### Aim
Of the lines below, how many hold the string "Output"? Give only the number.

Start of Data records

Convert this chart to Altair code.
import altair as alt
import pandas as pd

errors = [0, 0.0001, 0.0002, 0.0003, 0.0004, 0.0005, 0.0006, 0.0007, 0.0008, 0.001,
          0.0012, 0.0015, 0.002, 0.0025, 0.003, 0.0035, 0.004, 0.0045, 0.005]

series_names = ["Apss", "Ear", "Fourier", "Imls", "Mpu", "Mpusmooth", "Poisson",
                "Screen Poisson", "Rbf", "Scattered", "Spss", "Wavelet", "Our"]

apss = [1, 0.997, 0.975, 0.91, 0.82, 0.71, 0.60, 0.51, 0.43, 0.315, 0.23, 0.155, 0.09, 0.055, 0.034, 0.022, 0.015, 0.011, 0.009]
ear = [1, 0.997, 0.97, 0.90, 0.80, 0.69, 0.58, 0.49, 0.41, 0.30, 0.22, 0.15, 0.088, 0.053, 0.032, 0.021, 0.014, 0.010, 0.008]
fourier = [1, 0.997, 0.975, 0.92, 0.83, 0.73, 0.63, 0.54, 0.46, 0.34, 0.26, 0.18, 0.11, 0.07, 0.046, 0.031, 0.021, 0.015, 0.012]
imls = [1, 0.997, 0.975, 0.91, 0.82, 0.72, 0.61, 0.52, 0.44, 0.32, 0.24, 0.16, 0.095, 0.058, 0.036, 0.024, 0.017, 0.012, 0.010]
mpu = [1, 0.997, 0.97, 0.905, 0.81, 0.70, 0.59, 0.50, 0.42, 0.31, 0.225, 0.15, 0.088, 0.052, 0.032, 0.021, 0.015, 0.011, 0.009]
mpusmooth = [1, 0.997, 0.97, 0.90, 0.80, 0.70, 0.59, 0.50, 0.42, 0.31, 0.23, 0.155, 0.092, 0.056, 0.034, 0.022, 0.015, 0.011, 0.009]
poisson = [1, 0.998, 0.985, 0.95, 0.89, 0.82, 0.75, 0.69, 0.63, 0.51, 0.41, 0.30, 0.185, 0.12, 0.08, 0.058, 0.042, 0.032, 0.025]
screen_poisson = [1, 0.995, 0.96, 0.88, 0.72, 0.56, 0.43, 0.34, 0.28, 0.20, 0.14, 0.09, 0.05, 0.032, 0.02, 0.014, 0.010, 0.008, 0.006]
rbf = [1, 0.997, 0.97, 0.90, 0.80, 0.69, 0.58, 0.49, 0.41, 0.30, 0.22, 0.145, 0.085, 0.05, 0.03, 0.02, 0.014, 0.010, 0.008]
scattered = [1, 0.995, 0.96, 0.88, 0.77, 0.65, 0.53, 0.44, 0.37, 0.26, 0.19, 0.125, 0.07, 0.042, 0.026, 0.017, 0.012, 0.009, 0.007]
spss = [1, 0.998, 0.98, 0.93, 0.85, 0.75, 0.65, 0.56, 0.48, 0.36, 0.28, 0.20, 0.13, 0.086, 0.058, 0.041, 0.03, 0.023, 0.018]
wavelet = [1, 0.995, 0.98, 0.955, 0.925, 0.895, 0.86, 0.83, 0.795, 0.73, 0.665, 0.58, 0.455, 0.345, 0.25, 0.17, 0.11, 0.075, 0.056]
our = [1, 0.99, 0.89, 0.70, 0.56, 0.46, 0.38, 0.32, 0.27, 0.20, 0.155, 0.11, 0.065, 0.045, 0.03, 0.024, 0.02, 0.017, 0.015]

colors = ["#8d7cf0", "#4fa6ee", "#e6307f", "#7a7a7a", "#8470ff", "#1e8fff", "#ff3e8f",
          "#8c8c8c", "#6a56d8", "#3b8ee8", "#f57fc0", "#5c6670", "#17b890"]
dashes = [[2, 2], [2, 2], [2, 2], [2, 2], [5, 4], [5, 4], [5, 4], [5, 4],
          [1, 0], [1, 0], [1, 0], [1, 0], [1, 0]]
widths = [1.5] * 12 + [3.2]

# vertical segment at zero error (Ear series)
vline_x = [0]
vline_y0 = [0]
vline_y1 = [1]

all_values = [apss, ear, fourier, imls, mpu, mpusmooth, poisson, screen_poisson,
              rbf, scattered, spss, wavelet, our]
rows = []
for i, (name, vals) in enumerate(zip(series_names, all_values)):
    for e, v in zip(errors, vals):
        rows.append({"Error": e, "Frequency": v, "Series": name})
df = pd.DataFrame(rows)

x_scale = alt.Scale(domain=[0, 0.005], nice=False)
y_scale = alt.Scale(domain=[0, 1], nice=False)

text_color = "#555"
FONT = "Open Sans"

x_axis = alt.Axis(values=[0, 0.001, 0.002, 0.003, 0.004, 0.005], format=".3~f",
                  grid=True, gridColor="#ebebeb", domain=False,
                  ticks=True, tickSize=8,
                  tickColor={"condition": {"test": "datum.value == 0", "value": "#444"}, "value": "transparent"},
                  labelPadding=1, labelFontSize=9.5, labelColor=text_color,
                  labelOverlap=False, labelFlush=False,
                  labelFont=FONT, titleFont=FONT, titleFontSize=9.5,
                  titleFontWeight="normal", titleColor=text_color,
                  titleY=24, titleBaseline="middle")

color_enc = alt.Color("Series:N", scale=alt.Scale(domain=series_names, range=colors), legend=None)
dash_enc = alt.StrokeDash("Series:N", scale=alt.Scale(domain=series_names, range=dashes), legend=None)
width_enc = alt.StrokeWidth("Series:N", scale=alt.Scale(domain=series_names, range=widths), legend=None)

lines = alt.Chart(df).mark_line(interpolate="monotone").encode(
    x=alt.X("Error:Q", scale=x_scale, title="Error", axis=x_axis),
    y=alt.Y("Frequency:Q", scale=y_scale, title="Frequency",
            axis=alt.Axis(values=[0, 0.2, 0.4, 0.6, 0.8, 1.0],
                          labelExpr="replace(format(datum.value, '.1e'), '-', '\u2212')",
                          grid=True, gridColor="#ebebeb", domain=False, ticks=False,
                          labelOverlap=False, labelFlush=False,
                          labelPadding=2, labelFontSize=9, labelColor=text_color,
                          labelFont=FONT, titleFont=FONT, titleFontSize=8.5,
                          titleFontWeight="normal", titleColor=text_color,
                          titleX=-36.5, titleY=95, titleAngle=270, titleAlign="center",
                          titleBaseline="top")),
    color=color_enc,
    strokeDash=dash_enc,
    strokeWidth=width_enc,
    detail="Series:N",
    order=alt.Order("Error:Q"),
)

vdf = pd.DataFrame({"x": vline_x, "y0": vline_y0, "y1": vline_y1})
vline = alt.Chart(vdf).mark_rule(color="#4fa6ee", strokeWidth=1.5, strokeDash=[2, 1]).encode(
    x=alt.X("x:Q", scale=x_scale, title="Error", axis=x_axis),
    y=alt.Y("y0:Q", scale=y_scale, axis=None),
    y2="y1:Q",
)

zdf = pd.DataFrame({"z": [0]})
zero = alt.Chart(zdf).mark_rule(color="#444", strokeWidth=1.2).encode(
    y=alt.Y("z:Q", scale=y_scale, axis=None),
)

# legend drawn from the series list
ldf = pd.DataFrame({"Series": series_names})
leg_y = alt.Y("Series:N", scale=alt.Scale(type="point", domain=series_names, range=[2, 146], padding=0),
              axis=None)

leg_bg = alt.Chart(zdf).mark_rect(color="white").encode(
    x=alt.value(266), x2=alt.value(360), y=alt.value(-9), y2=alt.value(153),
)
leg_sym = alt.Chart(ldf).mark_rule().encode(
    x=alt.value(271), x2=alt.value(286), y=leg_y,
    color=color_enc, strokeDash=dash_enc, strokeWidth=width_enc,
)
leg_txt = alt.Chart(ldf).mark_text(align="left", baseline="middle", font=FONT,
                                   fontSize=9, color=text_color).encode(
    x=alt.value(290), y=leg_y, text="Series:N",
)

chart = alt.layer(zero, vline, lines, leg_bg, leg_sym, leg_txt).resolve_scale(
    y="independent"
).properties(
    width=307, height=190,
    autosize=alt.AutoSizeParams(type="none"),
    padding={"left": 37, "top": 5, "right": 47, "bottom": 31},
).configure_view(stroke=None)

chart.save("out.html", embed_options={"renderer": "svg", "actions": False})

End of Data records
Start of Data records

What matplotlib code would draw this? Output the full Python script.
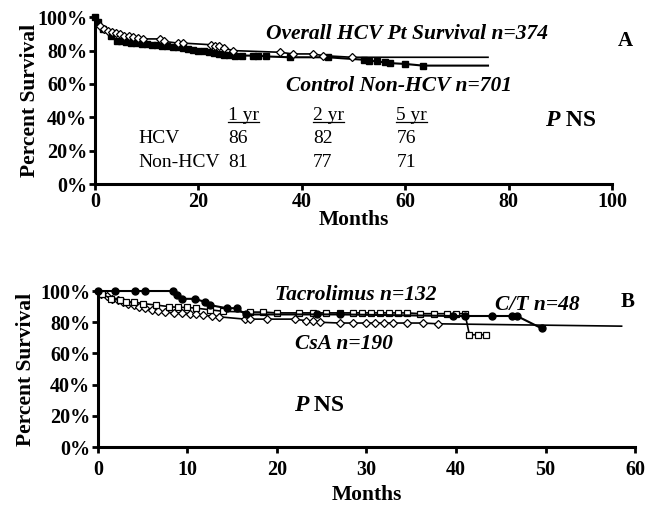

End of Data records
Start of Data records

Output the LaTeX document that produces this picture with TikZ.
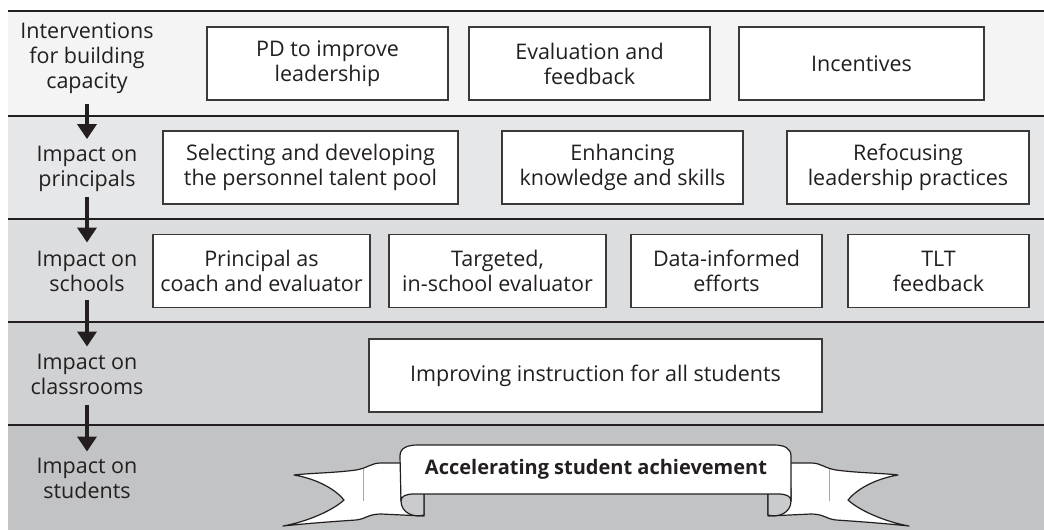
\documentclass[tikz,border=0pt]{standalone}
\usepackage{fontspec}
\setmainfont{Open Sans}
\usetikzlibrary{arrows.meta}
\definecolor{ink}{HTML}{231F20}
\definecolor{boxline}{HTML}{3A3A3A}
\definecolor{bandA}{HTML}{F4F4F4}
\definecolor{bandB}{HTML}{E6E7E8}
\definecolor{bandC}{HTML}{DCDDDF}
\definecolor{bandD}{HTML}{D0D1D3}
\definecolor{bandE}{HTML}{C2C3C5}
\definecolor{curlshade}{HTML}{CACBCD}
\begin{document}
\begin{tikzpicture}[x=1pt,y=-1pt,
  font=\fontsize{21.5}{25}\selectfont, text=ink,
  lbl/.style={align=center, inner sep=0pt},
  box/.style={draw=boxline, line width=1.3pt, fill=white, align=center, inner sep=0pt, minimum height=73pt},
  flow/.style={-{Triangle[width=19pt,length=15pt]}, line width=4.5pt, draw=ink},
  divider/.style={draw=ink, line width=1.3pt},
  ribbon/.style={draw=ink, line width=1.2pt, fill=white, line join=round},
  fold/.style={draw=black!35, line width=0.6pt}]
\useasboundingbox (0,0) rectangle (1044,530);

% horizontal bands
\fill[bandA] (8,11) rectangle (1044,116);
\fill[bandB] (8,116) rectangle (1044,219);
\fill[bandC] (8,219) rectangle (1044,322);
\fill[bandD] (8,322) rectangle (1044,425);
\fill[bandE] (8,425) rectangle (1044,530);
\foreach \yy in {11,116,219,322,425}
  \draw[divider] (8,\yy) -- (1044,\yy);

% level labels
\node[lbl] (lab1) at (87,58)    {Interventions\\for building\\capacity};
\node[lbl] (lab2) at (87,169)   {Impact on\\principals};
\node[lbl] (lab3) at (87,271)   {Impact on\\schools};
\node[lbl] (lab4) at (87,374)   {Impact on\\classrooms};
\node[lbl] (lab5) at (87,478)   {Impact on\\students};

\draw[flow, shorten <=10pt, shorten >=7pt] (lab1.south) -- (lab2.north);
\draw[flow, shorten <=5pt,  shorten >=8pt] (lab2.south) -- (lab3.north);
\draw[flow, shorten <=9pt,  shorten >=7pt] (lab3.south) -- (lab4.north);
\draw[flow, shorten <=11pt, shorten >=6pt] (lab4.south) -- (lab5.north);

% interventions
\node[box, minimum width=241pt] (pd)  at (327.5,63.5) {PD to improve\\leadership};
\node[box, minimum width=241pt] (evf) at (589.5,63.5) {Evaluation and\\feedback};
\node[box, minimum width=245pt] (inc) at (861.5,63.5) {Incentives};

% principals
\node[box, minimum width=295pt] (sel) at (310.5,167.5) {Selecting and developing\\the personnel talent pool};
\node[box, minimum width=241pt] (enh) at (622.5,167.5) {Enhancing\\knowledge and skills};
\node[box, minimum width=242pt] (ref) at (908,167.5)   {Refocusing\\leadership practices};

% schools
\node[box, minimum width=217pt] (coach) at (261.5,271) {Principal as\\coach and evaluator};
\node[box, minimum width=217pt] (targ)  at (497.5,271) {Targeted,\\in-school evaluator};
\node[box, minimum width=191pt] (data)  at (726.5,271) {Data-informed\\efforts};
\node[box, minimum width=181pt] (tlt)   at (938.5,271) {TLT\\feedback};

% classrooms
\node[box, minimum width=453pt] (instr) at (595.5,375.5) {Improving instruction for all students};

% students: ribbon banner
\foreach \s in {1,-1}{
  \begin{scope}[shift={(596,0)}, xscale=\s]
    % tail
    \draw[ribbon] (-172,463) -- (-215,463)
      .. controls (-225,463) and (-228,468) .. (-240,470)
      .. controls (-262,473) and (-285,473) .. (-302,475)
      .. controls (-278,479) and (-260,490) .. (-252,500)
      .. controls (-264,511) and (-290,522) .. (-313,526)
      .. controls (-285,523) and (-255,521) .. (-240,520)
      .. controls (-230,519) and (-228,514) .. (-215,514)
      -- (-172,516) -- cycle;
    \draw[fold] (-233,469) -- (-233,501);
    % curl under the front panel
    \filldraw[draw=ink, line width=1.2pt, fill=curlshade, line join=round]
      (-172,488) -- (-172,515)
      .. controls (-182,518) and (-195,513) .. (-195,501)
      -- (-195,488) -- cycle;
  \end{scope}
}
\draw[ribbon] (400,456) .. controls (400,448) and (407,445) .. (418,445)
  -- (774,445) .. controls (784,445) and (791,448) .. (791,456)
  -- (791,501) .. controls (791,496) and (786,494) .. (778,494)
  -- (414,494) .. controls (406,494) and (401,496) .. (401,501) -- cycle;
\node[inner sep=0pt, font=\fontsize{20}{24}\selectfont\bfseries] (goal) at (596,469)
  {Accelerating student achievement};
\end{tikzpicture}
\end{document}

End of Data records

### Solution for this exercise
2